111: College Physics I (3)
Lecture and discussion. This course provides a comprehensive, non-calculus introduction to physics. Vectors, forces, Newtonian mechanics of translational, rotational, and oscillatory motion; heat. Prerequisites: College algebra or equivalent; trigonometry and geometry.
125: General Physics I (4)
Lecture and discussion. Together with 126, this provides a comprehensive, calculus-based introduction to physics, designed for physics majors or minors or pre-engineers. Vectors, forces, Newtonian mechanics of translational, rotational, and oscillatory motion; heat. Prerequisite: MATH 161
126F: Freshman Project (1)
Under the guidance of a faculty member, students carry out research in the area of mechanics, waves or thermodynamics. The project must involve the submission of a proposal, building of a set-up, carrying out related theoretical calculation followed by experimentation.
235: Modern Physics (3)
Lecture only. Special relativity, blackbody spectrum, photoelectric effect, Compton effect, Bohr atom, DeBroglie waves, Schroedinger equation and applications. Prerequisites: PHYS 126 or PHYS 114; MATH 263 (may be taken concurrently)
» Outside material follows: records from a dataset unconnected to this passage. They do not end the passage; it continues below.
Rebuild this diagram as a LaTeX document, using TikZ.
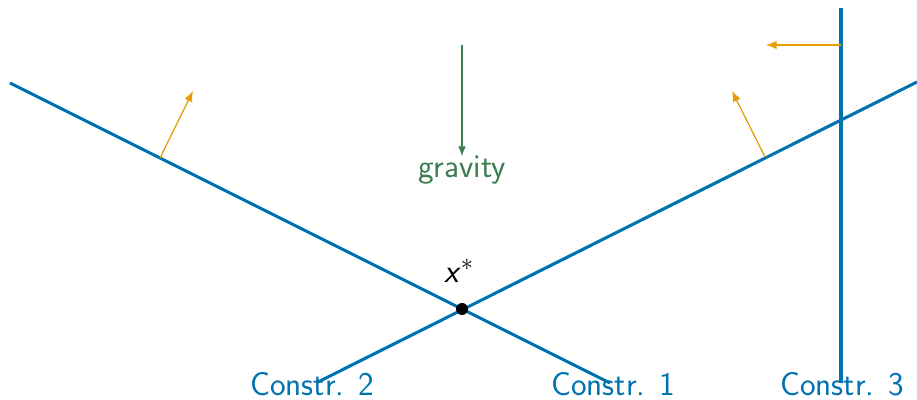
\documentclass[tikz,border=0pt]{standalone}
\usepackage{tikz}
\usetikzlibrary{arrows.meta}
\definecolor{cblue}{RGB}{0,114,178}
\definecolor{corange}{RGB}{230,159,0}
\definecolor{cgreen}{RGB}{62,125,82}

\begin{document}
\begin{tikzpicture}[x=0.025cm,y=-0.025cm,
    constr/.style={cblue,line width=2.2pt},
    push/.style={-{Latex[length=7.5pt,width=6pt]},corange,line width=0.9pt},
    lbl/.style={font=\sffamily\fontsize{23.6}{28}\selectfont,inner sep=0pt,anchor=base},
    dot/.style={circle,fill=black,inner sep=0pt,minimum size=0.3cm}]
    \useasboundingbox (0,0) rectangle (917,400);
    % constraint lines
    \coordinate (c1a) at (10,83);
    \coordinate (c1b) at (610,383);
    \coordinate (c2a) at (318,382);
    \coordinate (c2b) at (917,82);
    \coordinate (c3a) at (841,8);
    \coordinate (c3b) at (841,383);
    \draw[constr] (c1a)--(c1b);
    \draw[constr] (c2a)--(c2b);
    \draw[constr] (c3a)--(c3b);
    \node[lbl,cblue] (L1) at (613,396) {Constr. 1};
    \node[lbl,cblue] (L2) at (312,396) {Constr. 2};
    \node[lbl,cblue] (L3) at (842,396) {Constr. 3};
    % optimum
    \node[dot] (X) at (462,309) {};
    \node[lbl] (Xs) at (459,283) {\textit{x}$^{*}$};
    % normals
    \coordinate (p1) at (160,158);
    \coordinate (q1) at (193,91);
    \coordinate (p2) at (765,157);
    \coordinate (q2) at (732,91);
    \coordinate (p3) at (841,45);
    \coordinate (q3) at (766,45);
    \draw[push] (p1)--(q1);
    \draw[push] (p2)--(q2);
    \draw[push] (p3)--(q3);
    % gravity
    \coordinate (g0) at (462,45);
    \node[lbl,cgreen] (G) at (462,178) {gravity};
    \draw[-{Latex[length=7pt,width=5.5pt]},cgreen,line width=0.8pt] (g0)--(G.north);

\end{tikzpicture}
\end{document}
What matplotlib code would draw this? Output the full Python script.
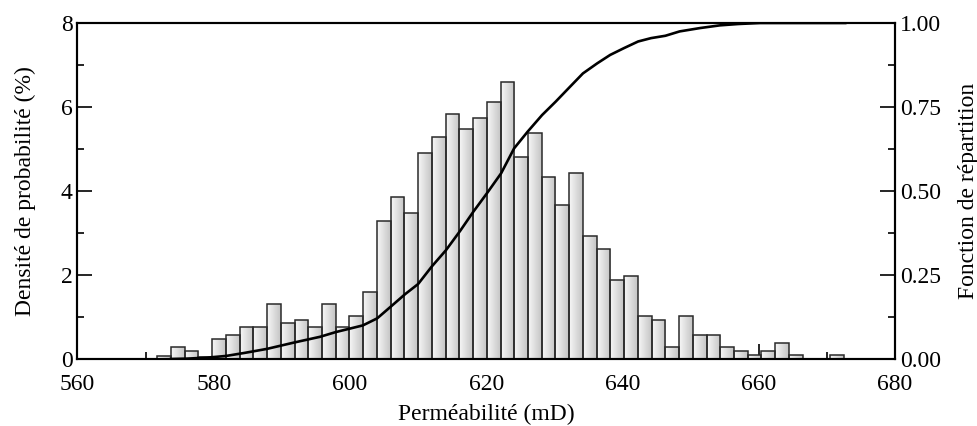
import numpy as np
import matplotlib.pyplot as plt
from matplotlib.colors import LinearSegmentedColormap

plt.rcParams['font.family'] = ['Liberation Serif', 'DejaVu Serif']

# histogram: 50 bins, 571.7 -> 672.5 mD
bin_start = 571.7
bin_width = 2.016
densite = [0.08, 0.28, 0.19, 0.05, 0.47, 0.56, 0.75, 0.75, 1.32, 0.85,
           0.94, 0.75, 1.32, 0.75, 1.03, 1.60, 3.29, 3.86, 3.48, 4.90,
           5.28, 5.84, 5.47, 5.75, 6.13, 6.60, 4.80, 5.37, 4.33, 3.67,
           4.42, 2.92, 2.63, 1.88, 1.98, 1.03, 0.94, 0.28, 1.03, 0.56,
           0.56, 0.28, 0.18, 0.10, 0.19, 0.38, 0.09, 0.0, 0.0, 0.09]

# cumulative distribution
cdf_x = [573.7, 576, 579, 581.8, 584.5, 587.8, 591.8, 595.6, 597.9, 601.9,
         604.0, 606.0, 608.1, 610.0, 612.0, 614.1, 616.2, 618.1, 620.1, 622.2,
         624.1, 626.1, 628.2, 630.2, 632.1, 634.2, 636.3, 638.2, 640.2, 642.3,
         644.2, 646.3, 648.4, 651.4, 654.3, 657, 660.2, 664, 672.7]
cdf_y = [0.0, 0.001, 0.004, 0.009, 0.018, 0.03, 0.049, 0.066, 0.08, 0.1,
         0.121, 0.156, 0.193, 0.223, 0.275, 0.324, 0.382, 0.438, 0.493, 0.553,
         0.627, 0.677, 0.726, 0.766, 0.806, 0.850, 0.880, 0.905, 0.925, 0.945,
         0.955, 0.962, 0.975, 0.985, 0.993, 0.997, 1.0, 1.0, 1.0]

fig = plt.figure(figsize=(9.77, 4.26), dpi=100)
ax = fig.add_axes([0.0793, 0.1573, 0.8367, 0.7887])

edges = bin_start + bin_width * np.arange(len(densite))
bars = ax.bar(edges, densite, width=bin_width, align='edge',
              color='none', edgecolor='#2a2a2a', linewidth=1.1, zorder=3)

# grey gradient inside each bar
cmap = LinearSegmentedColormap.from_list('g', ['#f7f7f7', '#c4c4c4'])
grad = np.linspace(0, 1, 64).reshape(1, -1)
for b, x0, h in zip(bars, edges, densite):
    if h <= 0:
        continue
    im = ax.imshow(grad, extent=[x0, x0 + bin_width, 0, h], aspect='auto',
                   cmap=cmap, zorder=2, interpolation='bilinear')
    im.set_clip_path(b)

fs = 17
ax.set_xlim(560, 680)
ax.set_ylim(0, 8)
ax.set_xticks(np.arange(560, 681, 20))
ax.set_xticks(np.arange(570, 680, 20), minor=True)
ax.set_yticks([0, 2, 4, 6, 8])
ax.set_yticks([1, 3, 5, 7], minor=True)
ax.tick_params(which='both', direction='in', labelsize=fs, width=1.2, top=False, right=False)
ax.tick_params(which='major', length=11)
ax.tick_params(which='minor', length=5)
ax.tick_params(axis='x', pad=11)
for s in ax.spines.values():
    s.set_linewidth(1.5)
ax.set_xlabel('Perméabilité (mD)', fontsize=fs, labelpad=6)
ax.set_ylabel('Densité de probabilité (%)', fontsize=fs, labelpad=18)

ax2 = ax.twinx()
ax2.plot(cdf_x, cdf_y, color='black', linewidth=1.9, zorder=4)
ax2.set_ylim(0, 1)
ax2.set_yticks([0, 0.25, 0.5, 0.75, 1.0])
ax2.set_yticks([0.125, 0.375, 0.625, 0.875], minor=True)
ax2.set_yticklabels(['0.00', '0.25', '0.50', '0.75', '1.00'])
ax2.tick_params(which='both', direction='in', labelsize=fs, width=1.2)
ax2.tick_params(which='major', length=11)
ax2.tick_params(which='minor', length=5)
for s in ax2.spines.values():
    s.set_linewidth(1.5)
ax2.set_ylabel('Fonction de répartition', fontsize=fs, labelpad=12)

fig.savefig('out.png', dpi=100)
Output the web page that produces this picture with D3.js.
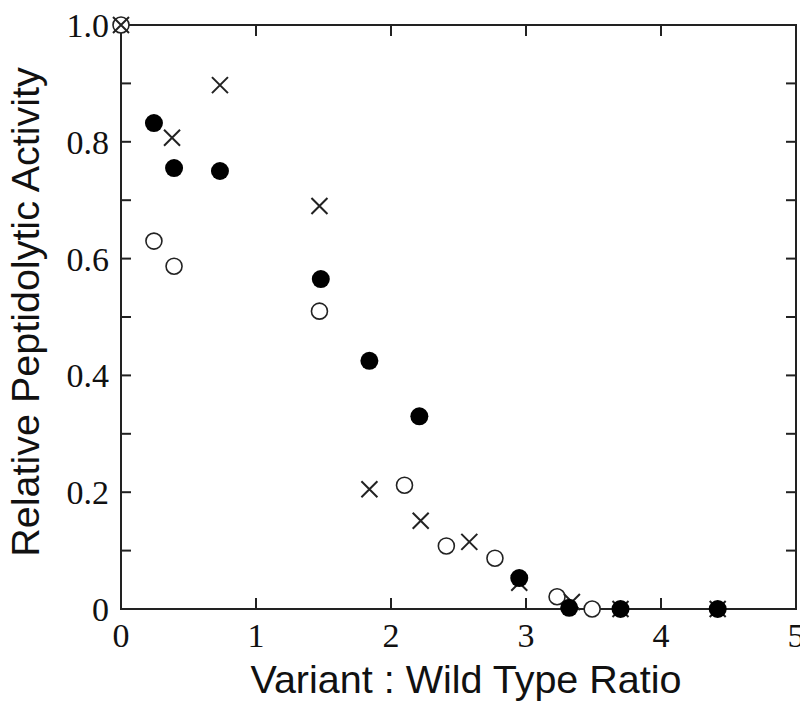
<!DOCTYPE html>
<html lang="en">
<head>
    <meta charset="UTF-8">
    <title>Relative Peptidolytic Activity</title>
    <script src="https://d3js.org/d3.v7.min.js"></script>
    <style>
        body { margin: 0; background: white; }
        .tick-label { font-family: "Liberation Serif", "Times New Roman", serif; font-size: 34px; fill: #111; }
        .axis-title { font-family: "Liberation Sans", Arial, sans-serif; font-size: 39.5px; fill: #111; }
    </style>
</head>
<body>
    <svg width="800" height="701"></svg>

    <script>
        // filled circles
        const filledX = [0.244, 0.393, 0.733, 1.48, 1.84, 2.21, 2.95, 3.32, 3.70, 4.42];
        const filledY = [0.832, 0.755, 0.750, 0.565, 0.425, 0.330, 0.053, 0.002, 0, 0];
        // open circles
        const openX = [0, 0.244, 0.393, 1.47, 2.10, 2.41, 2.77, 3.23, 3.49];
        const openY = [1.0, 0.630, 0.587, 0.510, 0.212, 0.108, 0.087, 0.021, 0];
        // crosses
        const crossX = [0, 0.378, 0.733, 1.47, 1.84, 2.22, 2.58, 2.95, 3.34, 3.70, 4.42];
        const crossY = [1.0, 0.807, 0.897, 0.690, 0.205, 0.151, 0.115, 0.045, 0.012, 0, 0];

        const xTicks = [0, 1, 2, 3, 4, 5];
        const yTicks = [0, 0.2, 0.4, 0.6, 0.8, 1.0];
        const yTickLabels = ["0", "0.2", "0.4", "0.6", "0.8", "1.0"];

        const svg = d3.select("svg"),
            margin = {top: 25, right: 4, bottom: 92, left: 121},
            width = +svg.attr("width") - margin.left - margin.right,
            height = +svg.attr("height") - margin.top - margin.bottom;

        const x = d3.scaleLinear().domain([0, 5]).range([0, width]);
        const y = d3.scaleLinear().domain([0, 1]).range([height, 0]);

        const g = svg.append("g")
            .attr("transform", `translate(${margin.left},${margin.top})`);

        // frame
        g.append("rect")
            .attr("width", width)
            .attr("height", height)
            .attr("fill", "none")
            .attr("stroke", "#222")
            .attr("stroke-width", 2);

        // x ticks (inside, top and bottom)
        const xInner = [1, 2, 3, 4];
        g.selectAll(".xtb").data(xInner).enter().append("line")
            .attr("x1", d => x(d)).attr("x2", d => x(d))
            .attr("y1", height).attr("y2", height - 11)
            .attr("stroke", "#222").attr("stroke-width", 2);
        g.selectAll(".xtt").data(xInner).enter().append("line")
            .attr("x1", d => x(d)).attr("x2", d => x(d))
            .attr("y1", 0).attr("y2", 11)
            .attr("stroke", "#222").attr("stroke-width", 2);

        // y ticks every 0.1 on both sides
        const yMinor = d3.range(1, 10).map(d => d / 10);
        g.selectAll(".ytl").data(yMinor).enter().append("line")
            .attr("x1", 0).attr("x2", 10)
            .attr("y1", d => y(d)).attr("y2", d => y(d))
            .attr("stroke", "#222").attr("stroke-width", 2);
        g.selectAll(".ytr").data(yMinor).enter().append("line")
            .attr("x1", width).attr("x2", width - 10)
            .attr("y1", d => y(d)).attr("y2", d => y(d))
            .attr("stroke", "#222").attr("stroke-width", 2);

        // tick labels
        g.selectAll(".xl").data(xTicks).enter().append("text")
            .attr("class", "tick-label")
            .attr("x", d => x(d))
            .attr("y", height + 38)
            .attr("text-anchor", "middle")
            .text(d => d);

        g.selectAll(".yl").data(yTicks).enter().append("text")
            .attr("class", "tick-label")
            .attr("x", -12)
            .attr("y", d => y(d) + 12)
            .attr("text-anchor", "end")
            .text((d, i) => yTickLabels[i]);

        // axis titles
        svg.append("text")
            .attr("class", "axis-title")
            .attr("x", 466)
            .attr("y", 693)
            .attr("text-anchor", "middle")
            .text("Variant : Wild Type Ratio");

        svg.append("text")
            .attr("class", "axis-title")
            .attr("transform", "translate(39,312) rotate(-90)")
            .attr("text-anchor", "middle")
            .text("Relative Peptidolytic Activity");

        // open circles
        g.selectAll(".open").data(openX).enter().append("circle")
            .attr("cx", d => x(d))
            .attr("cy", (d, i) => y(openY[i]))
            .attr("r", 8)
            .attr("fill", "white")
            .attr("stroke", "#222")
            .attr("stroke-width", 1.6);

        // crosses
        const s = 8;
        g.selectAll(".cross").data(crossX).enter().append("path")
            .attr("transform", (d, i) => `translate(${x(d)},${y(crossY[i])})`)
            .attr("d", `M${-s},${-s}L${s},${s}M${-s},${s}L${s},${-s}`)
            .attr("stroke", "#222")
            .attr("stroke-width", 2)
            .attr("fill", "none");

        // filled circles
        g.selectAll(".filled").data(filledX).enter().append("circle")
            .attr("cx", d => x(d))
            .attr("cy", (d, i) => y(filledY[i]))
            .attr("r", 9)
            .attr("fill", "#000");
    </script>
</body>
</html>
301: Mathematical Methods in Physics (3)
Lecture and computer laboratory. Mathematical and computer methods in physics and engineering. Topics include vector calculus, functions of a complex variable, phasors, Fourier analysis, linear transformations, matrices, first and second order differential equations, special functions, numerical and symbolic computer applications. Prerequisite or corequisite: MATH 263
303: Electronics I (3)
Lecture. Direct and alternating current circuit analysis, resonant circuits, junction diode circuits, transistor amplifiers, operational amplifiers, oscillators and multivibrators. Prerequisites: MATH 162; PHYS 114 or PHYS 126
303L: Electronics I Laboratory (1)Laboratory. Students will learn to use various electronic components, instruments, techniques and applications. This course complements PHYS303, which is a co-requisite.
310: Optics (3)
Lecture. Electromagnetic nature of light, polarization, Fresnel relations, imaging, interference, Fraunhofer and Fresnel diffraction, selected topics from Fourier optics, lasers, and holography. Prerequisites: MATH 263 and PHYS 235
328: Thermal Physics and Statistical Mechanics (3)
Concepts of temperature and heat, equations of state, laws of thermodynamics and applications, fundamental principles and simple applications of statistical mechanics. Prerequisites: MATH 263 and PHYS 235
351: Electricity and Magnetism I (3)
Applications of vector calculus to electric fields and potentials. Solutions of Laplace's Equation. Electrostatics, magnetostatics, electromagnetic field energy. Maxwell's equations. Prerequisites: MATH 263, MATH 264, PHYS 126 and PHYS 301
366: Microcomputer Design and Interfacing (COMP 366) (3)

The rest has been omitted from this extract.